● **Aim of the task**: Beginning with the first line, set down every line through the one containing "Serif, Noto Sans", exactly as it appears, but not the pictures.

···

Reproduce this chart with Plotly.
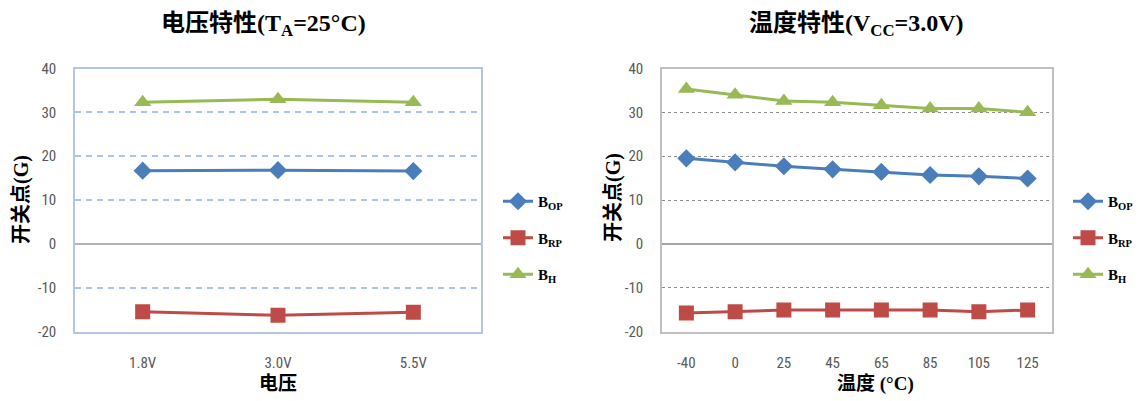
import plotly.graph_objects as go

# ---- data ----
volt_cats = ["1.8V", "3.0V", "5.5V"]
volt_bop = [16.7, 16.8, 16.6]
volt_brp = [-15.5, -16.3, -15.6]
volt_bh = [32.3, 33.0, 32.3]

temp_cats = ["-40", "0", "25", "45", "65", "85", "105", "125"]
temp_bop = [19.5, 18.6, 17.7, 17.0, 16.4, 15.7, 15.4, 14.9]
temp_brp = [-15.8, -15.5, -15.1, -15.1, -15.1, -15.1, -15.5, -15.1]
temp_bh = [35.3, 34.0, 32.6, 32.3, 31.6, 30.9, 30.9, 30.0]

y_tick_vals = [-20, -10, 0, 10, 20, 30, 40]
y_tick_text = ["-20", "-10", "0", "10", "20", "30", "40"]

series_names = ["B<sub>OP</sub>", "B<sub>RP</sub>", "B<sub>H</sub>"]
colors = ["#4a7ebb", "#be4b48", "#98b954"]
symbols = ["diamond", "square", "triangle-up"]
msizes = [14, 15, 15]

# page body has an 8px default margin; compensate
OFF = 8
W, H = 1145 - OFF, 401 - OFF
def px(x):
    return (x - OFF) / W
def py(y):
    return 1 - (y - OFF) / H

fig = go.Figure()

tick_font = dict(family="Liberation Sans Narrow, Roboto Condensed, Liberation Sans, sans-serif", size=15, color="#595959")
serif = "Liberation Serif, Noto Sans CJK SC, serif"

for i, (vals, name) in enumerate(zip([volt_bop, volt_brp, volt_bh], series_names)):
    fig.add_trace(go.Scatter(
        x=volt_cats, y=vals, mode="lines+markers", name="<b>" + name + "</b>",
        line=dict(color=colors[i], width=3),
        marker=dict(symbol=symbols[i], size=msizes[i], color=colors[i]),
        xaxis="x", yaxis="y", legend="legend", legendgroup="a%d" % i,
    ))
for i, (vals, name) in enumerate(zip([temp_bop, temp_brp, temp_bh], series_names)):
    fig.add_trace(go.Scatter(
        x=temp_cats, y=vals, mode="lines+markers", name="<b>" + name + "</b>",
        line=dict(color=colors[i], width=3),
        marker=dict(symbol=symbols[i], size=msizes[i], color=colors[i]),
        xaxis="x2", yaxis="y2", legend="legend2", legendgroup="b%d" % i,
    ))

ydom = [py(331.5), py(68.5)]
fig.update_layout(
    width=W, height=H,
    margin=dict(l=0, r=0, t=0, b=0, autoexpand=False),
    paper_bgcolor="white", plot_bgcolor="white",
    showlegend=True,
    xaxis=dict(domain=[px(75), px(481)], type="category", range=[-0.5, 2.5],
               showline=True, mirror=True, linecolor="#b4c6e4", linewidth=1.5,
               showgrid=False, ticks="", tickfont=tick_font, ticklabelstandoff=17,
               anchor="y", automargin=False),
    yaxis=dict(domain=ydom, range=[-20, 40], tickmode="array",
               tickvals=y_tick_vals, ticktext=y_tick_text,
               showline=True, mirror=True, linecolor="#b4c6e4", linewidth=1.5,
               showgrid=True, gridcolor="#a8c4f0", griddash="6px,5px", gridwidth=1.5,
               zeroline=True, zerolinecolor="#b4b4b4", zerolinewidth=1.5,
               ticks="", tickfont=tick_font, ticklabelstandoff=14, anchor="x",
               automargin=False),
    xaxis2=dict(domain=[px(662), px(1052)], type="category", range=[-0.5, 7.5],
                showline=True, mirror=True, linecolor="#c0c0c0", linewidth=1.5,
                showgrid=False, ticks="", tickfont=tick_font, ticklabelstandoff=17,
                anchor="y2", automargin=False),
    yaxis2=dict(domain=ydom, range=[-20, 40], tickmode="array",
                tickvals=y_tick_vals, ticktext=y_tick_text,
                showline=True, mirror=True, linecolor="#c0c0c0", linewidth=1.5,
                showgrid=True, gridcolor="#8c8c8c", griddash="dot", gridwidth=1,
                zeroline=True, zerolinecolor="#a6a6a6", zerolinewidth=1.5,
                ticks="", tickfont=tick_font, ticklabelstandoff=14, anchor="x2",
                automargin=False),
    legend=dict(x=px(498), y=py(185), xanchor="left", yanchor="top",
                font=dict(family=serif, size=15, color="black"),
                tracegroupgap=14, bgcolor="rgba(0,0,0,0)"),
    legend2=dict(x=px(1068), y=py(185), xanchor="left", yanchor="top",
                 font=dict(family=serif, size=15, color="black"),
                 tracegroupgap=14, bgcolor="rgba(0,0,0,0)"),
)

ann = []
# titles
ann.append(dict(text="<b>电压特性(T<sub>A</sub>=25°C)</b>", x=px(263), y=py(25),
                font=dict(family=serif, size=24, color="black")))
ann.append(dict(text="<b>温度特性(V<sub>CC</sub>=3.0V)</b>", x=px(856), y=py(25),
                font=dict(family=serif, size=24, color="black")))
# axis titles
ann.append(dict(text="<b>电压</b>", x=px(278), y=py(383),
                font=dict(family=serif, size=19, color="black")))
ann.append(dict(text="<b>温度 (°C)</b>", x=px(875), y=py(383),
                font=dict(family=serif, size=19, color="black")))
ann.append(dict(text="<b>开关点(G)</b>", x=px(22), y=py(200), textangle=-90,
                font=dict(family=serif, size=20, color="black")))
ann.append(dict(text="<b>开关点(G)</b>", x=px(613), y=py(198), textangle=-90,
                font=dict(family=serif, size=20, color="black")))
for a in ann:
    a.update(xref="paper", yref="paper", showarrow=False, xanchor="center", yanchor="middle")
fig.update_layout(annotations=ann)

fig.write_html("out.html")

···

● **Worked answer**:
Reproduce this chart with Plotly.
import plotly.graph_objects as go

# ---- data ----
volt_cats = ["1.8V", "3.0V", "5.5V"]
volt_bop = [16.7, 16.8, 16.6]
volt_brp = [-15.5, -16.3, -15.6]
volt_bh = [32.3, 33.0, 32.3]

temp_cats = ["-40", "0", "25", "45", "65", "85", "105", "125"]
temp_bop = [19.5, 18.6, 17.7, 17.0, 16.4, 15.7, 15.4, 14.9]
temp_brp = [-15.8, -15.5, -15.1, -15.1, -15.1, -15.1, -15.5, -15.1]
temp_bh = [35.3, 34.0, 32.6, 32.3, 31.6, 30.9, 30.9, 30.0]

y_tick_vals = [-20, -10, 0, 10, 20, 30, 40]
y_tick_text = ["-20", "-10", "0", "10", "20", "30", "40"]

series_names = ["B<sub>OP</sub>", "B<sub>RP</sub>", "B<sub>H</sub>"]
colors = ["#4a7ebb", "#be4b48", "#98b954"]
symbols = ["diamond", "square", "triangle-up"]
msizes = [14, 15, 15]

# page body has an 8px default margin; compensate
OFF = 8
W, H = 1145 - OFF, 401 - OFF
def px(x):
    return (x - OFF) / W
def py(y):
    return 1 - (y - OFF) / H

fig = go.Figure()

tick_font = dict(family="Liberation Sans Narrow, Roboto Condensed, Liberation Sans, sans-serif", size=15, color="#595959")
serif = "Liberation Serif, Noto Sans CJK SC, serif"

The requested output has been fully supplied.